Corak kedua terwakili dalam esai “Qiroah dan Ro’iyyah Anak-anak Muda Islam”. Di sini, keteledoran anak-anak muda dalam meneguhkan eksistensi mendapat sorotan. Menurut Cak Nun, generasi muda zaman kini telah banyak melampaui perkiraan, baik dalam pemahaman terhadap masalah-masalaah kemasyarakatan maupun kedewasaan hidup. Sayangnya, mereka kurang cukup siap menampung, menginternalisasi, memilih secara objektif segala ilmu, fenomena, atau apa saja yang masuk ke otak dan hati. Akibatnya, cara putra-putri bangsa menyerap ide-ide yang berserakan tampak semrawut (halaman 255).

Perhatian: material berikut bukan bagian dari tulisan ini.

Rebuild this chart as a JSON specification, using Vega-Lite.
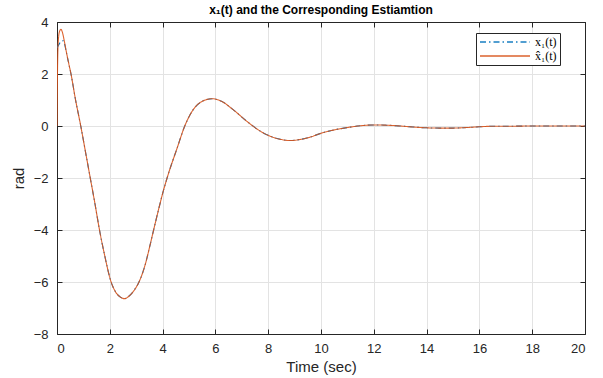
{
  "$schema": "https://vega.github.io/schema/vega-lite/v6.json",
  "autosize": "none",
  "width": 528,
  "height": 312,
  "padding": {"left": 57, "top": 22, "right": 18, "bottom": 44},
  "background": "white",
  "title": {
    "text": "x₁(t) and the Corresponding Estiamtion",
    "font": "Liberation Sans",
    "fontSize": 12,
    "fontWeight": "bold",
    "color": "#000000",
    "offset": -1
  },
  "config": {
    "view": {"stroke": "#262626", "strokeWidth": 1},
    "axis": {
      "domainColor": "#262626",
      "tickColor": "#262626",
      "gridColor": "#e3e3e3",
      "gridOpacity": 1,
      "labelFont": "Liberation Sans",
      "labelFontSize": 13,
      "labelColor": "#262626",
      "titleFont": "Liberation Sans",
      "titleFontSize": 15,
      "titleFontWeight": "normal",
      "titleColor": "#262626",
      "tickSize": -5
    }
  },
  "data": {
    "values": [
      {"t": 0, "v": 3.0, "s": "x₁(t)"},
      {"t": 0.08, "v": 3.15, "s": "x₁(t)"},
      {"t": 0.16, "v": 3.25, "s": "x₁(t)"},
      {"t": 0.24, "v": 3.28, "s": "x₁(t)"},
      {"t": 0.3, "v": 3.1, "s": "x₁(t)"},
      {"t": 0.36, "v": 2.8, "s": "x₁(t)"},
      {"t": 0.45, "v": 2.38, "s": "x₁(t)"},
      {"t": 0.53, "v": 2.0, "s": "x₁(t)"},
      {"t": 0.7, "v": 1.02, "s": "x₁(t)"},
      {"t": 0.9, "v": 0, "s": "x₁(t)"},
      {"t": 1.08, "v": -1.0, "s": "x₁(t)"},
      {"t": 1.26, "v": -2.0, "s": "x₁(t)"},
      {"t": 1.44, "v": -3.0, "s": "x₁(t)"},
      {"t": 1.61, "v": -4.0, "s": "x₁(t)"},
      {"t": 1.8, "v": -4.95, "s": "x₁(t)"},
      {"t": 2.05, "v": -6.0, "s": "x₁(t)"},
      {"t": 2.2, "v": -6.35, "s": "x₁(t)"},
      {"t": 2.4, "v": -6.58, "s": "x₁(t)"},
      {"t": 2.56, "v": -6.64, "s": "x₁(t)"},
      {"t": 2.72, "v": -6.55, "s": "x₁(t)"},
      {"t": 2.9, "v": -6.35, "s": "x₁(t)"},
      {"t": 3.15, "v": -5.9, "s": "x₁(t)"},
      {"t": 3.35, "v": -5.3, "s": "x₁(t)"},
      {"t": 3.52, "v": -4.6, "s": "x₁(t)"},
      {"t": 3.66, "v": -4.0, "s": "x₁(t)"},
      {"t": 3.85, "v": -3.2, "s": "x₁(t)"},
      {"t": 4.0, "v": -2.6, "s": "x₁(t)"},
      {"t": 4.17, "v": -2.0, "s": "x₁(t)"},
      {"t": 4.55, "v": -0.85, "s": "x₁(t)"},
      {"t": 4.84, "v": 0, "s": "x₁(t)"},
      {"t": 5.16, "v": 0.63, "s": "x₁(t)"},
      {"t": 5.54, "v": 0.97, "s": "x₁(t)"},
      {"t": 5.88, "v": 1.05, "s": "x₁(t)"},
      {"t": 6.23, "v": 0.95, "s": "x₁(t)"},
      {"t": 6.67, "v": 0.63, "s": "x₁(t)"},
      {"t": 7.18, "v": 0.19, "s": "x₁(t)"},
      {"t": 7.69, "v": -0.19, "s": "x₁(t)"},
      {"t": 8.0, "v": -0.36, "s": "x₁(t)"},
      {"t": 8.5, "v": -0.52, "s": "x₁(t)"},
      {"t": 8.82, "v": -0.56, "s": "x₁(t)"},
      {"t": 9.2, "v": -0.52, "s": "x₁(t)"},
      {"t": 9.58, "v": -0.43, "s": "x₁(t)"},
      {"t": 10, "v": -0.28, "s": "x₁(t)"},
      {"t": 10.5, "v": -0.15, "s": "x₁(t)"},
      {"t": 11, "v": -0.06, "s": "x₁(t)"},
      {"t": 11.5, "v": 0.01, "s": "x₁(t)"},
      {"t": 12, "v": 0.04, "s": "x₁(t)"},
      {"t": 12.5, "v": 0.03, "s": "x₁(t)"},
      {"t": 13, "v": 0, "s": "x₁(t)"},
      {"t": 13.5, "v": -0.04, "s": "x₁(t)"},
      {"t": 14, "v": -0.07, "s": "x₁(t)"},
      {"t": 14.5, "v": -0.08, "s": "x₁(t)"},
      {"t": 15, "v": -0.08, "s": "x₁(t)"},
      {"t": 15.5, "v": -0.06, "s": "x₁(t)"},
      {"t": 16, "v": -0.03, "s": "x₁(t)"},
      {"t": 16.5, "v": -0.01, "s": "x₁(t)"},
      {"t": 17, "v": -0.01, "s": "x₁(t)"},
      {"t": 18, "v": 0, "s": "x₁(t)"},
      {"t": 19, "v": 0, "s": "x₁(t)"},
      {"t": 20, "v": 0, "s": "x₁(t)"},

      {"t": 0, "v": 0, "s": "x̂₁(t)"},
      {"t": 0.02, "v": 2.2, "s": "x̂₁(t)"},
      {"t": 0.05, "v": 3.3, "s": "x̂₁(t)"},
      {"t": 0.1, "v": 3.65, "s": "x̂₁(t)"},
      {"t": 0.15, "v": 3.72, "s": "x̂₁(t)"},
      {"t": 0.2, "v": 3.62, "s": "x̂₁(t)"},
      {"t": 0.28, "v": 3.25, "s": "x̂₁(t)"},
      {"t": 0.36, "v": 2.82, "s": "x̂₁(t)"},
      {"t": 0.45, "v": 2.38, "s": "x̂₁(t)"},
      {"t": 0.53, "v": 2.0, "s": "x̂₁(t)"},
      {"t": 0.7, "v": 1.02, "s": "x̂₁(t)"},
      {"t": 0.9, "v": 0, "s": "x̂₁(t)"},
      {"t": 1.08, "v": -1.0, "s": "x̂₁(t)"},
      {"t": 1.26, "v": -2.0, "s": "x̂₁(t)"},
      {"t": 1.44, "v": -3.0, "s": "x̂₁(t)"},
      {"t": 1.61, "v": -4.0, "s": "x̂₁(t)"},
      {"t": 1.8, "v": -4.95, "s": "x̂₁(t)"},
      {"t": 2.05, "v": -6.0, "s": "x̂₁(t)"},
      {"t": 2.2, "v": -6.35, "s": "x̂₁(t)"},
      {"t": 2.4, "v": -6.58, "s": "x̂₁(t)"},
      {"t": 2.56, "v": -6.64, "s": "x̂₁(t)"},
      {"t": 2.72, "v": -6.55, "s": "x̂₁(t)"},
      {"t": 2.9, "v": -6.35, "s": "x̂₁(t)"},
      {"t": 3.15, "v": -5.9, "s": "x̂₁(t)"},
      {"t": 3.35, "v": -5.3, "s": "x̂₁(t)"},
      {"t": 3.52, "v": -4.6, "s": "x̂₁(t)"},
      {"t": 3.66, "v": -4.0, "s": "x̂₁(t)"},
      {"t": 3.85, "v": -3.2, "s": "x̂₁(t)"},
      {"t": 4.0, "v": -2.6, "s": "x̂₁(t)"},
      {"t": 4.17, "v": -2.0, "s": "x̂₁(t)"},
      {"t": 4.55, "v": -0.85, "s": "x̂₁(t)"},
      {"t": 4.84, "v": 0, "s": "x̂₁(t)"},
      {"t": 5.16, "v": 0.63, "s": "x̂₁(t)"},
      {"t": 5.54, "v": 0.97, "s": "x̂₁(t)"},
      {"t": 5.88, "v": 1.05, "s": "x̂₁(t)"},
      {"t": 6.23, "v": 0.95, "s": "x̂₁(t)"},
      {"t": 6.67, "v": 0.63, "s": "x̂₁(t)"},
      {"t": 7.18, "v": 0.19, "s": "x̂₁(t)"},
      {"t": 7.69, "v": -0.19, "s": "x̂₁(t)"},
      {"t": 8.0, "v": -0.36, "s": "x̂₁(t)"},
      {"t": 8.5, "v": -0.52, "s": "x̂₁(t)"},
      {"t": 8.82, "v": -0.56, "s": "x̂₁(t)"},
      {"t": 9.2, "v": -0.52, "s": "x̂₁(t)"},
      {"t": 9.58, "v": -0.43, "s": "x̂₁(t)"},
      {"t": 10, "v": -0.28, "s": "x̂₁(t)"},
      {"t": 10.5, "v": -0.15, "s": "x̂₁(t)"},
      {"t": 11, "v": -0.06, "s": "x̂₁(t)"},
      {"t": 11.5, "v": 0.01, "s": "x̂₁(t)"},
      {"t": 12, "v": 0.04, "s": "x̂₁(t)"},
      {"t": 12.5, "v": 0.03, "s": "x̂₁(t)"},
      {"t": 13, "v": 0, "s": "x̂₁(t)"},
      {"t": 13.5, "v": -0.04, "s": "x̂₁(t)"},
      {"t": 14, "v": -0.07, "s": "x̂₁(t)"},
      {"t": 14.5, "v": -0.08, "s": "x̂₁(t)"},
      {"t": 15, "v": -0.08, "s": "x̂₁(t)"},
      {"t": 15.5, "v": -0.06, "s": "x̂₁(t)"},
      {"t": 16, "v": -0.03, "s": "x̂₁(t)"},
      {"t": 16.5, "v": -0.01, "s": "x̂₁(t)"},
      {"t": 17, "v": -0.01, "s": "x̂₁(t)"},
      {"t": 18, "v": 0, "s": "x̂₁(t)"},
      {"t": 19, "v": 0, "s": "x̂₁(t)"},
      {"t": 20, "v": 0, "s": "x̂₁(t)"}
    ]
  },
  "layer": [
    {
      "transform": [{"filter": "datum.s === 'x₁(t)'"}],
      "mark": {"type": "line", "strokeWidth": 1.1, "interpolate": "monotone", "clip": true},
      "encoding": {
        "x": {
          "field": "t", "type": "quantitative",
          "scale": {"domain": [0, 20], "nice": false, "zero": false},
          "axis": {"values": [0, 2, 4, 6, 8, 10, 12, 14, 16, 18, 20], "title": "Time (sec)", "titlePadding": 4, "labelPadding": 13}
        },
        "y": {
          "field": "v", "type": "quantitative",
          "scale": {"domain": [-8, 4], "nice": false, "zero": false},
          "axis": {"values": [-8, -6, -4, -2, 0, 2, 4], "title": "rad", "titlePadding": 7, "labelPadding": 14}
        },
        "color": {
          "field": "s", "type": "nominal",
          "scale": {"domain": ["x₁(t)", "x̂₁(t)"], "range": ["#0072BD", "#D95319"]},
          "legend": {
            "title": null,
            "orient": "none",
            "legendX": 419,
            "legendY": 11,
            "strokeColor": "#262626",
            "fillColor": "white",
            "padding": 3,
            "symbolType": "M-1,0H9",
            "symbolSize": 100,
            "symbolStrokeWidth": 1.3,
            "labelOffset": 44,
            "labelFont": "Liberation Serif",
            "labelFontSize": 12,
            "labelColor": "#000000",
            "rowPadding": 2,
            "cornerRadius": 0
          }
        },
        "strokeDash": {
          "field": "s", "type": "nominal",
          "scale": {"domain": ["x₁(t)", "x̂₁(t)"], "range": [[6, 3, 1.5, 3], [1, 0]]}
        }
      }
    },
    {
      "transform": [{"filter": "datum.s === 'x̂₁(t)'"}],
      "mark": {"type": "line", "strokeWidth": 1.1, "interpolate": "monotone", "clip": true, "opacity": 0.9},
      "encoding": {
        "x": {
          "field": "t", "type": "quantitative",
          "axis": {"orient": "top", "values": [0, 2, 4, 6, 8, 10, 12, 14, 16, 18, 20], "labels": false, "title": null, "grid": false}
        },
        "y": {
          "field": "v", "type": "quantitative",
          "axis": {"orient": "right", "values": [-8, -6, -4, -2, 0, 2, 4], "labels": false, "title": null, "grid": false}
        },
        "color": {"field": "s", "type": "nominal"},
        "strokeDash": {"field": "s", "type": "nominal"}
      }
    }
  ],
  "resolve": {"axis": {"x": "independent", "y": "independent"}}
}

Hal inilah yang perlu dipikirkan, sehingga ke depannya para pemuda tetap mampu memenuhi curiosity (rasa ingin tahu), tanpa merasa gagap dalam mengorganisir diri sendiri.
Adapun corak ketiga terutama bisa diraba dalam esai bertajuk “Melankolia”. Pada mulanya, Cak Nun mengira bahwa melankolia hanya menyangkut problematika popular yang muncul ke permukaan sejarah. Sebagai misal yaitu seniman berbicara mengenai pembebasan, intelektual berkoar perihal agency of change, mahasiswa berikrar sebagai leader of tomorrow, sejarawan mengumumkan rampungnya integrasi nasional, negarawan bersabda tentang kejayaan nenek moyang, politisi berpidato soal pendidikan politik, serta kiai berfatwa tentang kekompakan ulama dan umara. Padahal contoh-contoh tersebut merupakan model melankolia ‘anak kampung’ yang keliru. Corak ketiga ibarat setip yang berfungsi menghapus coretan-coretan pensil. Dengan demikian, corak seperti ini lebih bertujuan agar pandangan Cak Nun sendiri atau pandangan orang lain yang kurang tepat segera diluruskan.  
Beragam tema tulisan dalam buku ini menunjukkan bahwa Cak Nun selalu skeptis namun juga kritis terhadap segala permasalahan. Kalimatnya yang ceplas-ceplos memperlihatkan perjalanan hidupnya kerap dilalui bersama orang-orang pinggiran yang bergulat dengan kerasnya kehidupan. Langgam berpikirnya yang dalam lebih bersifat idealis-filosofis. Balutan kata-katanya yang indah meneguhkan bahwa Cak Nun merupakan salah satu sastrawan tersohor di negeri ini.